The healthcare sector was the only industry to experience inflows, unsurprisingly, but the technology sector saw outflows of more than $25 bn – more than any other sector in the S&P 500 – according to analysis of sector fund flows for the first quarter among Nasdaq IR Intelligence’s client base.

What’s more surprising is that investors were selling off large-cap technology stocks. The value change across large-cap technology stocks in the first quarter was $72.1 bn, according to analysis of Nasdaq’s client base. Small-cap technology stocks also saw a significant decrease in value, of $235 mn, while mid-caps actually saw an increase of $6.2 mn.

‘It’s evident that institutional investors had been a big source of supply across the first quarter, especially once the volatility started,’ says Lauren Elkin, senior technology analyst at Nasdaq IR Intelligence. ‘It was clear that large-cap technology stocks had been a target for selling. It speaks to the performance and profits being there. In this environment where there were significant losses across the board, portfolio managers didn’t have many options for chasing gains. They may look to sell the names where profit already exists and then when they look to deploy capital again, they’ll move back in at a better valuation.’

Analysts examined the risk and reward profile of the technology sector, relative to the other 10 sectors in the S&P 500, during the first quarters of 2019 and 2020 to examine sell-off. During the first quarter of 2019, the technology sector offered the second-highest median daily return (second only to energy) while maintaining a competitive level of daily volatility of 1.93 percent.

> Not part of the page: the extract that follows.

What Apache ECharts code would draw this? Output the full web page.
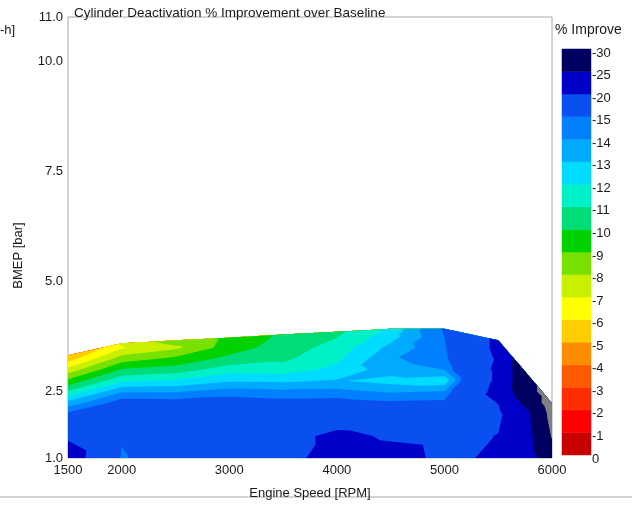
<!DOCTYPE html>
<html>
<head>
<meta charset="utf-8">
<script src="https://cdn.jsdelivr.net/npm/echarts@6/dist/echarts.min.js"></script>
<style>
html,body{margin:0;padding:0;background:#fff;}
#c{width:632px;height:505px;}
</style>
</head>
<body>
<div id="c"></div>
<script>
// ---- data ----
const rpm = [1500, 2000, 2500, 3000, 3500, 4000, 4500, 5000, 5500, 5750, 6000];
const bmep = [1.0, 1.5, 2.0, 2.25, 2.5, 2.75, 3.0, 3.25, 3.5, 3.75, 4.0];
// upper limit of the measured region (max load line) per rpm column
const maxBmep = [3.33, 3.60, 3.67, 3.73, 3.80, 3.86, 3.93, 3.93, 3.67, 2.96, 2.24];
// % improvement, one row per BMEP level, one value per rpm column
const imp_100 = [-22.5, -14.8, -16.5, -16.5, -18.5, -22.0, -21.5, -19.2, -20.6, -22.5, -28.0];
const imp_150 = [-19.3, -15.2, -16.5, -16.8, -18.5, -21.0, -19.5, -19.0, -20.1, -23.0, -30.3];
const imp_200 = [-15.3, -16.8, -16.8, -17.0, -17.0, -17.3, -17.0, -17.5, -19.3, -23.5, -31.5];
const imp_225 = [-13.35, -15.6, -15.5, -15.6, -15.4, -15.5, -15.2, -15.3, -20.1, -26.0, -32.5];
const imp_250 = [-11.15, -13.95, -13.95, -14.5, -14.3, -14.35, -13.9, -14.1, -21.5, -28.0, -32.5];
const imp_275 = [-9.25, -11.8, -12.1, -12.9, -12.8, -13.1, -12.6, -12.3, -21.0, -28.5, -32.5];
const imp_300 = [-7.4, -10.1, -10.5, -11.55, -11.5, -12.3, -13.5, -14.0, -21.0, -28.5, -32.5];
const imp_325 = [-5.5, -8.5, -9.25, -10.3, -10.8, -11.8, -13.85, -14.6, -20.5, -29.0, -32.5];
const imp_350 = [-4.3, -6.9, -7.8, -9.5, -10.5, -11.4, -13.3, -14.8, -21.0, -29.0, -32.5];
const imp_375 = [-3.5, -7.6, -8.9, -9.3, -10.2, -10.95, -12.6, -15.0, -21.0, -29.0, -32.5];
const imp_400 = [-3.0, -8.0, -9.2, -9.3, -10.0, -10.6, -12.0, -15.2, -21.0, -29.0, -32.5];
const improvement = [imp_100, imp_150, imp_200, imp_225, imp_250, imp_275, imp_300, imp_325, imp_350, imp_375, imp_400];

// contour levels (legend labels, bottom to top) and band colours
const levels = [0, -1, -2, -3, -4, -5, -6, -7, -8, -9, -10, -11, -12, -13, -14, -15, -20, -25, -30];
const levelColors = ['#c80000', '#ff0000', '#ff2d00', '#ff5a00', '#ff8c00', '#ffcd00', '#ffff00', '#c8f000', '#78e100',
  '#00d200', '#00dc78', '#00f0c8', '#00dcff', '#00aaff', '#0080ff', '#0a50f0', '#0000c8', '#000060'];
const belowColor = '#808080';

const xTicks = [1500, 2000, 3000, 4000, 5000, 6000];
const yTicks = [1.0, 2.5, 5.0, 7.5, 10.0, 11.0];

// ---- helpers ----
function clip(poly, fn) {
  const out = [];
  const n = poly.length;
  for (let k = 0; k < n; k++) {
    const a = poly[k], b = poly[(k + 1) % n];
    const fa = fn(a), fb = fn(b);
    if (fa >= 0) out.push(a);
    if ((fa >= 0) !== (fb >= 0)) {
      const t = fa / (fa - fb);
      out.push([a[0] + t * (b[0] - a[0]), a[1] + t * (b[1] - a[1]), a[2] + t * (b[2] - a[2])]);
    }
  }
  return out;
}

// layers: region "value <= level" painted from the highest level down,
// the last layer (value <= -30) painted grey
const layers = levels.map((lv, b) => ({ hi: lv, color: b < levelColors.length ? levelColors[b] : belowColor }));

function renderLayer(params, api) {
  const layer = layers[api.value(2)];
  let d = '';
  for (let i = 0; i < rpm.length - 1; i++) {
    const slope = (maxBmep[i + 1] - maxBmep[i]) / (rpm[i + 1] - rpm[i]);
    const hullFn = p => maxBmep[i] + (p[0] - rpm[i]) * slope - p[1];
    for (let j = 0; j < bmep.length - 1; j++) {
      const P = (a, b) => [rpm[a], bmep[b], improvement[b][a]];
      const A = P(i, j), B = P(i + 1, j), C = P(i + 1, j + 1), D = P(i, j + 1);
      [[A, B, C], [A, C, D]].forEach(tri => {
        let poly = clip(tri, hullFn);
        if (poly.length < 3) return;
        poly = clip(poly, p => layer.hi - p[2]);
        if (poly.length < 3) return;
        poly.forEach((p, k) => {
          const c = api.coord([p[0], p[1]]);
          d += (k === 0 ? 'M' : 'L') + c[0].toFixed(2) + ' ' + c[1].toFixed(2);
        });
        d += 'Z';
      });
    }
  }
  if (!d) return null;
  return { type: 'path', shape: { pathData: d }, style: { fill: layer.color }, silent: true };
}

function renderLegendBox(params, api) {
  const b = api.value(2);
  const p0 = api.coord([0, b]);
  const p1 = api.coord([1, b + 1]);
  return {
    type: 'rect',
    shape: { x: p0[0], y: p1[1], width: p1[0] - p0[0], height: p0[1] - p1[1] },
    style: { fill: levelColors[b], stroke: levelColors[b], lineWidth: 0.5 },
    silent: true
  };
}

const font = 'Liberation Sans';
const txt = '#1a1a1a';
const chart = echarts.init(document.getElementById('c'), null, { renderer: 'canvas' });
chart.setOption({
  animation: false,
  backgroundColor: '#fff',
  title: {
    text: 'Cylinder Deactivation % Improvement over Baseline',
    left: 69, top: 1,
    textStyle: { fontSize: 13.5, fontWeight: 'normal', color: txt, fontFamily: font }
  },
  grid: [
    { left: 68, top: 17, width: 484, height: 442, show: true, borderColor: '#a8a8a8', borderWidth: 1, backgroundColor: '#fff' },
    { left: 562, top: 49, width: 29, height: 406, show: false },
    { left: 562, top: 53, width: 29, height: 406, show: false }
  ],
  xAxis: [
    {
      type: 'value', gridIndex: 0, min: 1500, max: 6000,
      name: 'Engine Speed [RPM]', nameLocation: 'middle', nameGap: 29,
      nameTextStyle: { fontSize: 13, color: txt, fontFamily: font },
      axisLine: { show: false }, axisTick: { show: false }, splitLine: { show: false },
      axisLabel: { customValues: xTicks, formatter: v => String(v), fontSize: 13, color: txt, margin: 6, fontFamily: font }
    },
    { type: 'value', gridIndex: 1, min: 0, max: 1, show: false },
    { type: 'value', gridIndex: 2, min: 0, max: 1, show: false }
  ],
  yAxis: [
    {
      type: 'value', gridIndex: 0, min: 1, max: 11,
      name: 'BMEP [bar]', nameLocation: 'middle', nameGap: 43,
      nameTextStyle: { fontSize: 13, color: txt, fontFamily: font, padding: [0, 36, 0, 0] },
      axisLine: { show: false }, axisTick: { show: false }, splitLine: { show: false },
      axisLabel: { customValues: yTicks, formatter: v => Number(v).toFixed(1), fontSize: 13, color: txt, margin: 5, fontFamily: font }
    },
    {
      type: 'value', gridIndex: 1, min: 0, max: levels.length - 1, interval: 1,
      show: false
    },
    {
      type: 'value', gridIndex: 2, min: 0, max: levels.length - 1, interval: 1, position: 'right',
      axisLine: { show: false }, axisTick: { show: false }, splitLine: { show: false },
      axisLabel: { formatter: v => String(levels[v]), fontSize: 13, color: txt, margin: 1, fontFamily: font }
    }
  ],
  graphic: [
    { type: 'text', left: 0, top: 24, style: { text: '-h]', fontSize: 13, fill: txt, fontFamily: font } },
    { type: 'text', left: 555, top: 23, style: { text: '% Improve', fontSize: 14, fill: txt, fontFamily: font } },
    { type: 'rect', left: 0, top: 496, shape: { width: 632, height: 2 }, style: { fill: '#d4d4d4' } }
  ],
  series: [
    {
      type: 'custom', xAxisIndex: 0, yAxisIndex: 0,
      data: layers.map((l, b) => [3750, 2.5, b]),
      encode: { x: 0, y: 1 }, renderItem: renderLayer, clip: true, silent: true
    },
    {
      type: 'custom', xAxisIndex: 1, yAxisIndex: 1,
      data: levelColors.map((c, b) => [0.5, b + 0.5, b]),
      encode: { x: 0, y: 1 }, renderItem: renderLegendBox, silent: true
    }
  ]
});
</script>
</body>
</html>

During the first quarter of 2020, the sector provided a negative median return of -0.04 percent, which was still the third-best median sector return. Volatility in the sector increased significantly, to 4.72 percent, causing a drop in the risk/reward profile that’s unparalleled across the other sectors in the S&P 500 during the same time. 

The technology sector’s weighting in the S&P 500 increased from 21 percent to 25 percent between Q1 2019 and Q1 2020. ‘As information technology represents such a large portion of the pie and offers such a relatively attractive return per level of risk, it is fair to assume that alpha generation is contingent on equal or greater exposure to the sector,’ Nasdaq’s analysts write.

Nasdaq’s analysts also conducted a year-on-year examination of market changes. Between Q1 2019 and Q1 2020, only four categories increased in size. Three of those increased modestly, but for technology companies failing within the 75th percentile in size, there was a 43 percent change, a ‘substantial’ change according to Nasdaq’s analysts.

‘Across the small and mid-cap technology stocks, we saw some institutional demand, specifically from growth investors,’ Elkin says. ‘What we’re thinking here is that investors could be looking to deploy capital and move off the sidelines. Some of the best opportunities might be in the small and mid-cap space, where there might be better valuations given the recent liquidity concerns.’

This analysis of the technology sector’s performance during the first quarter can help issuers understand what caused the volatility in their stock long before the 13F filings are released, Elkin says. Given that 13F filings are still only released 90 days after trading has occurred, they’re of limited use in interpreting the volatility that defined the markets during March and April, whereas Elkin suggests that Nasdaq’s ability to analyze data from more than 2,000 global clients generates real-time insights for issuers and IR teams specifically.